> What to work on:
Exactly as written, quote every line that follows, skipping the images.

> Dataset content:
+ + + +

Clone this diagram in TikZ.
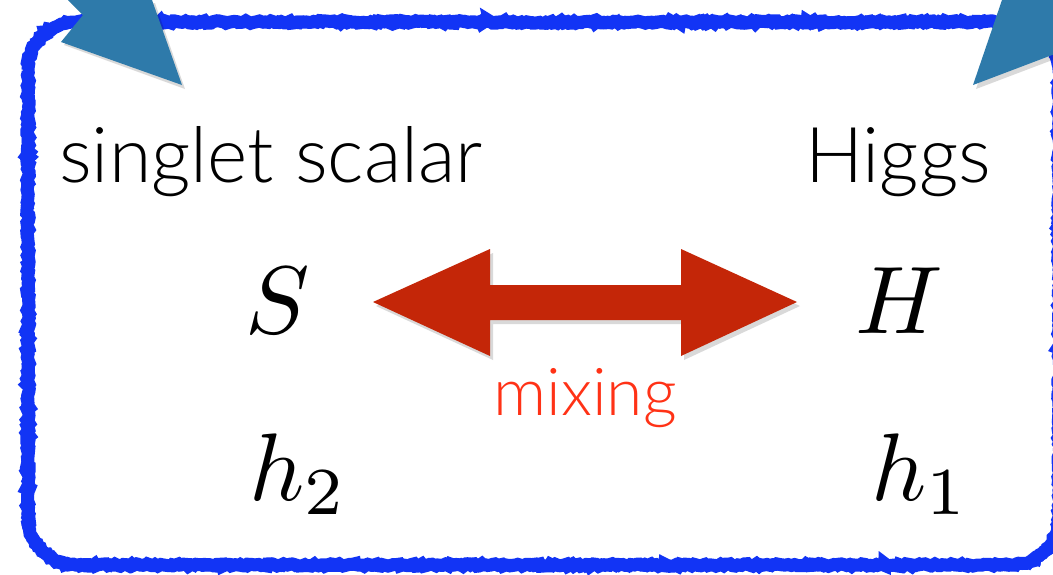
\documentclass[tikz,border=0pt]{standalone}
\usepackage{graphicx}
\usepackage{fontspec}
\setmainfont{Lato}[UprightFont={* Light}]
\usetikzlibrary{decorations.pathmorphing}
\definecolor{bordercol}{RGB}{18,52,245}
\definecolor{tealcol}{RGB}{46,122,170}
\definecolor{arrowred}{RGB}{196,38,8}
\definecolor{mixred}{RGB}{255,50,22}
\newcommand{\bigmath}[1]{\scalebox{9.6}{$#1$}}
\tikzset{
  rough/.style={decorate, decoration={random steps, segment length=2.5pt, amplitude=1.3pt}, bordercol},
  tealarrow/.style={fill=tealcol},
  shadowfill/.style={fill=black, opacity=0.22},
  label/.style={inner sep=0pt, font=\fontsize{77}{80}\selectfont},
  mathlbl/.style={inner sep=0pt},
}
\begin{document}
\begin{tikzpicture}[x=1pt, y=-1pt]
\pgfmathsetseed{7}
\useasboundingbox (0,0) rectangle (1053,574);
\clip (0,0) rectangle (1053,574);
\fill[white] (0,0) rectangle (1053,574);
% rough blue border
\draw[rough, line width=13pt] {[rounded corners=48pt] (28,22) rectangle (1059,565)};
\draw[rough, line width=8pt, decoration={random steps, segment length=4pt, amplitude=2pt}] {[rounded corners=48pt] (27,21) rectangle (1060,566)};
% teal arrow heads (shadows first)
\fill[shadowfill, opacity=0.15] (71,3) -- (86,18) -- (64,45) -- (185,89) -- (155,3) -- cycle;
\fill[tealarrow] (68,0) -- (83,15) -- (61,42) -- (182,85) -- (152,0) -- cycle;
\fill[shadowfill, opacity=0.15] (1005,3) -- (976,89) -- (1063,56) -- (1063,3) -- cycle;
\fill[tealarrow] (1002,0) -- (973,85) -- (1060,52) -- (1060,0) -- cycle;
% labels
\node[label, anchor=base west] (singlet) at (59,182) {singlet scalar};
\node[label, anchor=base west] (higgs) at (805,182) {Higgs};
\node[mathlbl, anchor=base] (S) at (278,333) {\bigmath{S}};
\node[mathlbl, anchor=base] (H) at (899,333) {\bigmath{H}};
\node[mathlbl, anchor=base west] (h2) at (249,500) {\bigmath{h_2}};
\node[mathlbl, anchor=base west] (h1) at (871,500) {\bigmath{h_1}};
% red mixing double arrow
\coordinate (aL) at (373,302);
\coordinate (aR) at (797,302);
\fill[shadowfill, opacity=0.15] ([shift={(3,4)}]aL) -- (493,253) -- (493,289) -- (684,289) -- (684,253) -- ([shift={(3,4)}]aR) -- (684,360) -- (684,324) -- (493,324) -- (493,360) -- cycle;
\fill[arrowred] (aL) -- (490,249) -- (490,285) -- (681,285) -- (681,249) -- (aR) -- (681,356) -- (681,320) -- (490,320) -- (490,356) -- cycle;
\node[inner sep=0pt, anchor=base, text=mixred, font=\fontsize{66}{70}\selectfont] (mix) at (585,415) {mixing};
\end{tikzpicture}
\end{document}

+ + + +

> Result of the exercise:
Clone this diagram in TikZ.
\documentclass[tikz,border=0pt]{standalone}
\usepackage{graphicx}
\usepackage{fontspec}
\setmainfont{Lato}[UprightFont={* Light}]
\usetikzlibrary{decorations.pathmorphing}
\definecolor{bordercol}{RGB}{18,52,245}
\definecolor{tealcol}{RGB}{46,122,170}
\definecolor{arrowred}{RGB}{196,38,8}
\definecolor{mixred}{RGB}{255,50,22}
\newcommand{\bigmath}[1]{\scalebox{9.6}{$#1$}}
\tikzset{
  rough/.style={decorate, decoration={random steps, segment length=2.5pt, amplitude=1.3pt}, bordercol},
  tealarrow/.style={fill=tealcol},
  shadowfill/.style={fill=black, opacity=0.22},
  label/.style={inner sep=0pt, font=\fontsize{77}{80}\selectfont},
  mathlbl/.style={inner sep=0pt},
}
\begin{document}
\begin{tikzpicture}[x=1pt, y=-1pt]
\pgfmathsetseed{7}
\useasboundingbox (0,0) rectangle (1053,574);
\clip (0,0) rectangle (1053,574);
\fill[white] (0,0) rectangle (1053,574);
% rough blue border
\draw[rough, line width=13pt] {[rounded corners=48pt] (28,22) rectangle (1059,565)};
\draw[rough, line width=8pt, decoration={random steps, segment length=4pt, amplitude=2pt}] {[rounded corners=48pt] (27,21) rectangle (1060,566)};
% teal arrow heads (shadows first)
\fill[shadowfill, opacity=0.15] (71,3) -- (86,18) -- (64,45) -- (185,89) -- (155,3) -- cycle;
\fill[tealarrow] (68,0) -- (83,15) -- (61,42) -- (182,85) -- (152,0) -- cycle;
\fill[shadowfill, opacity=0.15] (1005,3) -- (976,89) -- (1063,56) -- (1063,3) -- cycle;
\fill[tealarrow] (1002,0) -- (973,85) -- (1060,52) -- (1060,0) -- cycle;
% labels
\node[label, anchor=base west] (singlet) at (59,182) {singlet scalar};
\node[label, anchor=base west] (higgs) at (805,182) {Higgs};
\node[mathlbl, anchor=base] (S) at (278,333) {\bigmath{S}};
\node[mathlbl, anchor=base] (H) at (899,333) {\bigmath{H}};
\node[mathlbl, anchor=base west] (h2) at (249,500) {\bigmath{h_2}};
\node[mathlbl, anchor=base west] (h1) at (871,500) {\bigmath{h_1}};
% red mixing double arrow
\coordinate (aL) at (373,302);
\coordinate (aR) at (797,302);
\fill[shadowfill, opacity=0.15] ([shift={(3,4)}]aL) -- (493,253) -- (493,289) -- (684,289) -- (684,253) -- ([shift={(3,4)}]aR) -- (684,360) -- (684,324) -- (493,324) -- (493,360) -- cycle;
\fill[arrowred] (aL) -- (490,249) -- (490,285) -- (681,285) -- (681,249) -- (aR) -- (681,356) -- (681,320) -- (490,320) -- (490,356) -- cycle;
\node[inner sep=0pt, anchor=base, text=mixred, font=\fontsize{66}{70}\selectfont] (mix) at (585,415) {mixing};
\end{tikzpicture}
\end{document}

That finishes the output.